-- start --
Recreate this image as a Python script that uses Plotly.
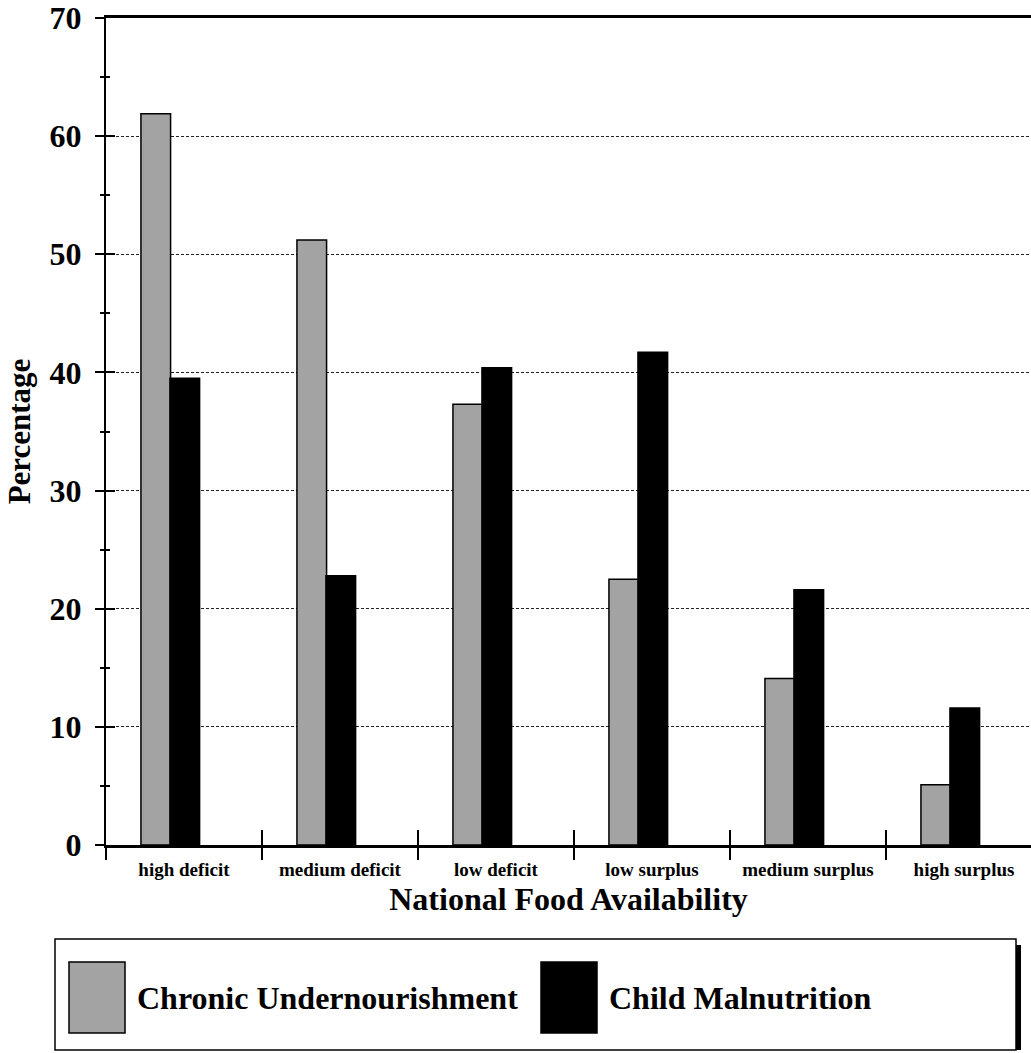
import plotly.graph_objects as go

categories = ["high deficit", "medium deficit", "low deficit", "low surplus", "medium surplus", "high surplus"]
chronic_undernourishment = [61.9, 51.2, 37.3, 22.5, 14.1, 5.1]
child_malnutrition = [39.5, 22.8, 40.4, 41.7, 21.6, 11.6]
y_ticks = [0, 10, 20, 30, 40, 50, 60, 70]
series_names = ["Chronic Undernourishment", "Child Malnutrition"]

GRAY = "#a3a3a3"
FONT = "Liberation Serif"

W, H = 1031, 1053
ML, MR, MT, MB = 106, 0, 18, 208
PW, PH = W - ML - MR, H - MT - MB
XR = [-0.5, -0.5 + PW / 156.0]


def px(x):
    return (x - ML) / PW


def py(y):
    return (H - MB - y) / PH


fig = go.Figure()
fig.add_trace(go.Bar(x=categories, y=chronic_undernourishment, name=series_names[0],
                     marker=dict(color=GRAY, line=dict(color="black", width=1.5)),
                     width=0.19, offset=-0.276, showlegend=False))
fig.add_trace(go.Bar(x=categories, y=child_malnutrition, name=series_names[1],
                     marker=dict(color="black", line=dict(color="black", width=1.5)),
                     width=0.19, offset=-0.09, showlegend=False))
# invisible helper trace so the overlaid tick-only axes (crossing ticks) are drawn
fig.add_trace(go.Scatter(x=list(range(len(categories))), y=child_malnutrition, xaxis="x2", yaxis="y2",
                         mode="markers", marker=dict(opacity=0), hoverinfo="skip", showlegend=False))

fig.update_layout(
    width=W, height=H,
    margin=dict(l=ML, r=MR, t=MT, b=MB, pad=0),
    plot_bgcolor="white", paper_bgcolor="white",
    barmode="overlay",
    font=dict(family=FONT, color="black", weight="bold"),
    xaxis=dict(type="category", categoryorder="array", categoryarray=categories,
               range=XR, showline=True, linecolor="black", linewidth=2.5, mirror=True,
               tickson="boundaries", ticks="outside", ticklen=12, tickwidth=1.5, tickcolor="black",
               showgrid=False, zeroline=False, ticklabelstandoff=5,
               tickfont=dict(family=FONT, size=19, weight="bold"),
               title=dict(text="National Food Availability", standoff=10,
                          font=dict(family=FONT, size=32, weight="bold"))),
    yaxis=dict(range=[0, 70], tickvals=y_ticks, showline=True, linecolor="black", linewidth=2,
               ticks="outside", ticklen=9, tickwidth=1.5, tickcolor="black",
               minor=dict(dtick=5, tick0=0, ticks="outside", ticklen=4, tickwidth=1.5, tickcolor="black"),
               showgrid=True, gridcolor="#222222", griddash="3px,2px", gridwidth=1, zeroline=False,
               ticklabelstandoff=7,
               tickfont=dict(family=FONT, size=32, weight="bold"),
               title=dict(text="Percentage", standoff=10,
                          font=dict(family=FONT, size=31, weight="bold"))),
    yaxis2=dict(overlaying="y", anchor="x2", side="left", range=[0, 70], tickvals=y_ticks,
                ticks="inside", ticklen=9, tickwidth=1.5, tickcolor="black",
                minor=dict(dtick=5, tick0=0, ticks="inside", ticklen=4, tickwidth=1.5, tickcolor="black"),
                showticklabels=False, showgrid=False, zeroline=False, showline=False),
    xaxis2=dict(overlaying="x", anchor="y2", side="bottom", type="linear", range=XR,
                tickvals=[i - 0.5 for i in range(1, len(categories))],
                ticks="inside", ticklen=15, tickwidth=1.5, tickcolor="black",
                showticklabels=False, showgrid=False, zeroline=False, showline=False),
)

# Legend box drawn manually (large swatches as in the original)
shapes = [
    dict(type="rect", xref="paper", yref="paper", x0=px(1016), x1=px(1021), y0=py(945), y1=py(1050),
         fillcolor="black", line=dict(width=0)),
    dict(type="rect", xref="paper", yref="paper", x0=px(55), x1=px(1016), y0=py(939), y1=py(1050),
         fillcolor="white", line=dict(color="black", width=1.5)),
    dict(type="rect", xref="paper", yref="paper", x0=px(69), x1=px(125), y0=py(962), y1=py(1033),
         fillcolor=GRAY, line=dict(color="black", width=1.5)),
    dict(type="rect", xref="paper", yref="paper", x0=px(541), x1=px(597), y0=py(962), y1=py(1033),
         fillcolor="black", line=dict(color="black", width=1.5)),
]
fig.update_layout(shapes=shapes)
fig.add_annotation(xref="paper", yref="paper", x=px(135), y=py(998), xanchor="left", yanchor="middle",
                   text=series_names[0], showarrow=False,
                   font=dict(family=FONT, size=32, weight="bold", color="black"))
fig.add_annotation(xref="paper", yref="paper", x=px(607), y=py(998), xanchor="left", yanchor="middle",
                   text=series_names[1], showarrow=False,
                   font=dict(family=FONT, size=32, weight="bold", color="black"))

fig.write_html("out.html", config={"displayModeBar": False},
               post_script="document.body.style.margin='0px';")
-- end --
**Problem**
Quote every line word for word and keep the images out of the copy.

**Exercise solution**
Recreate this image as a Python script that uses Plotly.
import plotly.graph_objects as go

categories = ["high deficit", "medium deficit", "low deficit", "low surplus", "medium surplus", "high surplus"]
chronic_undernourishment = [61.9, 51.2, 37.3, 22.5, 14.1, 5.1]
child_malnutrition = [39.5, 22.8, 40.4, 41.7, 21.6, 11.6]
y_ticks = [0, 10, 20, 30, 40, 50, 60, 70]
series_names = ["Chronic Undernourishment", "Child Malnutrition"]

GRAY = "#a3a3a3"
FONT = "Liberation Serif"

W, H = 1031, 1053
ML, MR, MT, MB = 106, 0, 18, 208
PW, PH = W - ML - MR, H - MT - MB
XR = [-0.5, -0.5 + PW / 156.0]


def px(x):
    return (x - ML) / PW


def py(y):
    return (H - MB - y) / PH


fig = go.Figure()
fig.add_trace(go.Bar(x=categories, y=chronic_undernourishment, name=series_names[0],
                     marker=dict(color=GRAY, line=dict(color="black", width=1.5)),
                     width=0.19, offset=-0.276, showlegend=False))
fig.add_trace(go.Bar(x=categories, y=child_malnutrition, name=series_names[1],
                     marker=dict(color="black", line=dict(color="black", width=1.5)),
                     width=0.19, offset=-0.09, showlegend=False))
# invisible helper trace so the overlaid tick-only axes (crossing ticks) are drawn
fig.add_trace(go.Scatter(x=list(range(len(categories))), y=child_malnutrition, xaxis="x2", yaxis="y2",
                         mode="markers", marker=dict(opacity=0), hoverinfo="skip", showlegend=False))

fig.update_layout(
    width=W, height=H,
    margin=dict(l=ML, r=MR, t=MT, b=MB, pad=0),
    plot_bgcolor="white", paper_bgcolor="white",
    barmode="overlay",
    font=dict(family=FONT, color="black", weight="bold"),
    xaxis=dict(type="category", categoryorder="array", categoryarray=categories,
               range=XR, showline=True, linecolor="black", linewidth=2.5, mirror=True,
               tickson="boundaries", ticks="outside", ticklen=12, tickwidth=1.5, tickcolor="black",
               showgrid=False, zeroline=False, ticklabelstandoff=5,
               tickfont=dict(family=FONT, size=19, weight="bold"),
               title=dict(text="National Food Availability", standoff=10,
                          font=dict(family=FONT, size=32, weight="bold"))),
    yaxis=dict(range=[0, 70], tickvals=y_ticks, showline=True, linecolor="black", linewidth=2,
               ticks="outside", ticklen=9, tickwidth=1.5, tickcolor="black",
               minor=dict(dtick=5, tick0=0, ticks="outside", ticklen=4, tickwidth=1.5, tickcolor="black"),
               showgrid=True, gridcolor="#222222", griddash="3px,2px", gridwidth=1, zeroline=False,
               ticklabelstandoff=7,
               tickfont=dict(family=FONT, size=32, weight="bold"),
               title=dict(text="Percentage", standoff=10,
                          font=dict(family=FONT, size=31, weight="bold"))),
    yaxis2=dict(overlaying="y", anchor="x2", side="left", range=[0, 70], tickvals=y_ticks,
                ticks="inside", ticklen=9, tickwidth=1.5, tickcolor="black",
                minor=dict(dtick=5, tick0=0, ticks="inside", ticklen=4, tickwidth=1.5, tickcolor="black"),
                showticklabels=False, showgrid=False, zeroline=False, showline=False),
    xaxis2=dict(overlaying="x", anchor="y2", side="bottom", type="linear", range=XR,
                tickvals=[i - 0.5 for i in range(1, len(categories))],
                ticks="inside", ticklen=15, tickwidth=1.5, tickcolor="black",
                showticklabels=False, showgrid=False, zeroline=False, showline=False),
)

# Legend box drawn manually (large swatches as in the original)
shapes = [
    dict(type="rect", xref="paper", yref="paper", x0=px(1016), x1=px(1021), y0=py(945), y1=py(1050),
         fillcolor="black", line=dict(width=0)),
    dict(type="rect", xref="paper", yref="paper", x0=px(55), x1=px(1016), y0=py(939), y1=py(1050),
         fillcolor="white", line=dict(color="black", width=1.5)),
    dict(type="rect", xref="paper", yref="paper", x0=px(69), x1=px(125), y0=py(962), y1=py(1033),
         fillcolor=GRAY, line=dict(color="black", width=1.5)),
    dict(type="rect", xref="paper", yref="paper", x0=px(541), x1=px(597), y0=py(962), y1=py(1033),
         fillcolor="black", line=dict(color="black", width=1.5)),
]
fig.update_layout(shapes=shapes)
fig.add_annotation(xref="paper", yref="paper", x=px(135), y=py(998), xanchor="left", yanchor="middle",
                   text=series_names[0], showarrow=False,
                   font=dict(family=FONT, size=32, weight="bold", color="black"))
fig.add_annotation(xref="paper", yref="paper", x=px(607), y=py(998), xanchor="left", yanchor="middle",
                   text=series_names[1], showarrow=False,
                   font=dict(family=FONT, size=32, weight="bold", color="black"))

fig.write_html("out.html", config={"displayModeBar": False},
               post_script="document.body.style.margin='0px';")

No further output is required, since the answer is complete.